_EXERCISE GOAL_
Write out the material exactly, with the pictures left out.

_DATASET EXTRACT_
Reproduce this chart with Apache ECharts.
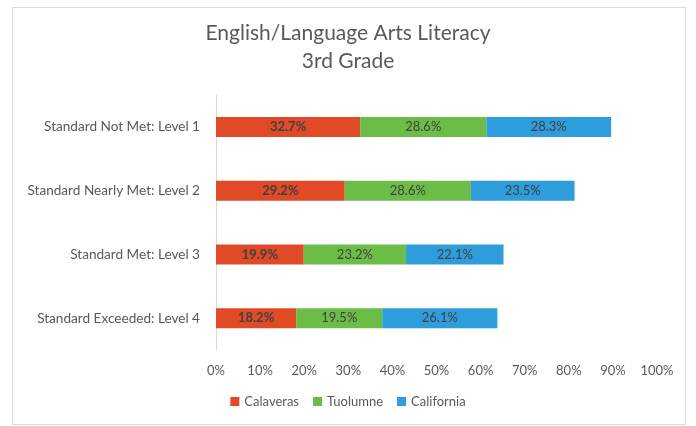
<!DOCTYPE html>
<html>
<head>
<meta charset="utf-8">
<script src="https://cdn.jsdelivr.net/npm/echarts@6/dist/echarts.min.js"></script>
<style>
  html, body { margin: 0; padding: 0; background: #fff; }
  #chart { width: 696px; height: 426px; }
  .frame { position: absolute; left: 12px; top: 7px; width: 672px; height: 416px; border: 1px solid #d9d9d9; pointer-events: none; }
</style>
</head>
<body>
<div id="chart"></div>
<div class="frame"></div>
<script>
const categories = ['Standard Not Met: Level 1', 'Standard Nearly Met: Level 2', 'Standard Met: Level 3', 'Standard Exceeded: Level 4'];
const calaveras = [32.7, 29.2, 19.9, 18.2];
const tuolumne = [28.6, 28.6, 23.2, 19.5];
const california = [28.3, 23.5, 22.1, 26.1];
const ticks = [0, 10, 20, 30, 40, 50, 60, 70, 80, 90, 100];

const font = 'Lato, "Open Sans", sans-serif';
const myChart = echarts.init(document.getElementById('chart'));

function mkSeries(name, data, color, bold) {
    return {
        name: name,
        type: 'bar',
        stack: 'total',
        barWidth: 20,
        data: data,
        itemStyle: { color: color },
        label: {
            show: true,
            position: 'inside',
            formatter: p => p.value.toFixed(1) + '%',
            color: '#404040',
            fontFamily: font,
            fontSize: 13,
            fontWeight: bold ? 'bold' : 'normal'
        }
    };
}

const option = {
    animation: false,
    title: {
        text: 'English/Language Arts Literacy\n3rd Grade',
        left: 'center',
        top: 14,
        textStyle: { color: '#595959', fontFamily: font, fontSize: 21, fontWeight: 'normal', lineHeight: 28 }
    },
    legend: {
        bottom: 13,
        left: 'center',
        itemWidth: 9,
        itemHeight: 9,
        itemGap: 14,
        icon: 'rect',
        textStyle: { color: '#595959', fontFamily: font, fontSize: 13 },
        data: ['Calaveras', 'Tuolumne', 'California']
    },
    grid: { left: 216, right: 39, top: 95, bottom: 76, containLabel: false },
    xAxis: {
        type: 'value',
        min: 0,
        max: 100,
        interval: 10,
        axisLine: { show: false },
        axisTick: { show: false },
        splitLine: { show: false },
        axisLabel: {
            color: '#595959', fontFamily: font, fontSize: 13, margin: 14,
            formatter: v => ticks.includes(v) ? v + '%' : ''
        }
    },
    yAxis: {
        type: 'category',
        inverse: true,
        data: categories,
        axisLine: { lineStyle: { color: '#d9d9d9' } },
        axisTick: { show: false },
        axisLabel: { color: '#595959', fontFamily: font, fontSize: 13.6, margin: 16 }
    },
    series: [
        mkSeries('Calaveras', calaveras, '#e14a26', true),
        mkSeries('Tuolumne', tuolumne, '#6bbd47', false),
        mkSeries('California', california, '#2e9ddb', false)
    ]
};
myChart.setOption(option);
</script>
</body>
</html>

_ANSWER TO THE TASK_
Reproduce this chart with Apache ECharts.
<!DOCTYPE html>
<html>
<head>
<meta charset="utf-8">
<script src="https://cdn.jsdelivr.net/npm/echarts@6/dist/echarts.min.js"></script>
<style>
  html, body { margin: 0; padding: 0; background: #fff; }
  #chart { width: 696px; height: 426px; }
  .frame { position: absolute; left: 12px; top: 7px; width: 672px; height: 416px; border: 1px solid #d9d9d9; pointer-events: none; }
</style>
</head>
<body>
<div id="chart"></div>
<div class="frame"></div>
<script>
const categories = ['Standard Not Met: Level 1', 'Standard Nearly Met: Level 2', 'Standard Met: Level 3', 'Standard Exceeded: Level 4'];
const calaveras = [32.7, 29.2, 19.9, 18.2];
const tuolumne = [28.6, 28.6, 23.2, 19.5];
const california = [28.3, 23.5, 22.1, 26.1];
const ticks = [0, 10, 20, 30, 40, 50, 60, 70, 80, 90, 100];

const font = 'Lato, "Open Sans", sans-serif';
const myChart = echarts.init(document.getElementById('chart'));

function mkSeries(name, data, color, bold) {
    return {
        name: name,
        type: 'bar',
        stack: 'total',
        barWidth: 20,
        data: data,
        itemStyle: { color: color },
        label: {
            show: true,
            position: 'inside',
            formatter: p => p.value.toFixed(1) + '%',
            color: '#404040',
            fontFamily: font,
            fontSize: 13,
            fontWeight: bold ? 'bold' : 'normal'
        }
    };
}

const option = {
    animation: false,
    title: {
        text: 'English/Language Arts Literacy\n3rd Grade',
        left: 'center',
        top: 14,
        textStyle: { color: '#595959', fontFamily: font, fontSize: 21, fontWeight: 'normal', lineHeight: 28 }
    },
    legend: {
        bottom: 13,
        left: 'center',
        itemWidth: 9,
        itemHeight: 9,
        itemGap: 14,
        icon: 'rect',
        textStyle: { color: '#595959', fontFamily: font, fontSize: 13 },
        data: ['Calaveras', 'Tuolumne', 'California']
    },
    grid: { left: 216, right: 39, top: 95, bottom: 76, containLabel: false },
    xAxis: {
        type: 'value',
        min: 0,
        max: 100,
        interval: 10,
        axisLine: { show: false },
        axisTick: { show: false },
        splitLine: { show: false },
        axisLabel: {
            color: '#595959', fontFamily: font, fontSize: 13, margin: 14,
            formatter: v => ticks.includes(v) ? v + '%' : ''
        }
    },
    yAxis: {
        type: 'category',
        inverse: true,
        data: categories,
        axisLine: { lineStyle: { color: '#d9d9d9' } },
        axisTick: { show: false },
        axisLabel: { color: '#595959', fontFamily: font, fontSize: 13.6, margin: 16 }
    },
    series: [
        mkSeries('Calaveras', calaveras, '#e14a26', true),
        mkSeries('Tuolumne', tuolumne, '#6bbd47', false),
        mkSeries('California', california, '#2e9ddb', false)
    ]
};
myChart.setOption(option);
</script>
</body>
</html>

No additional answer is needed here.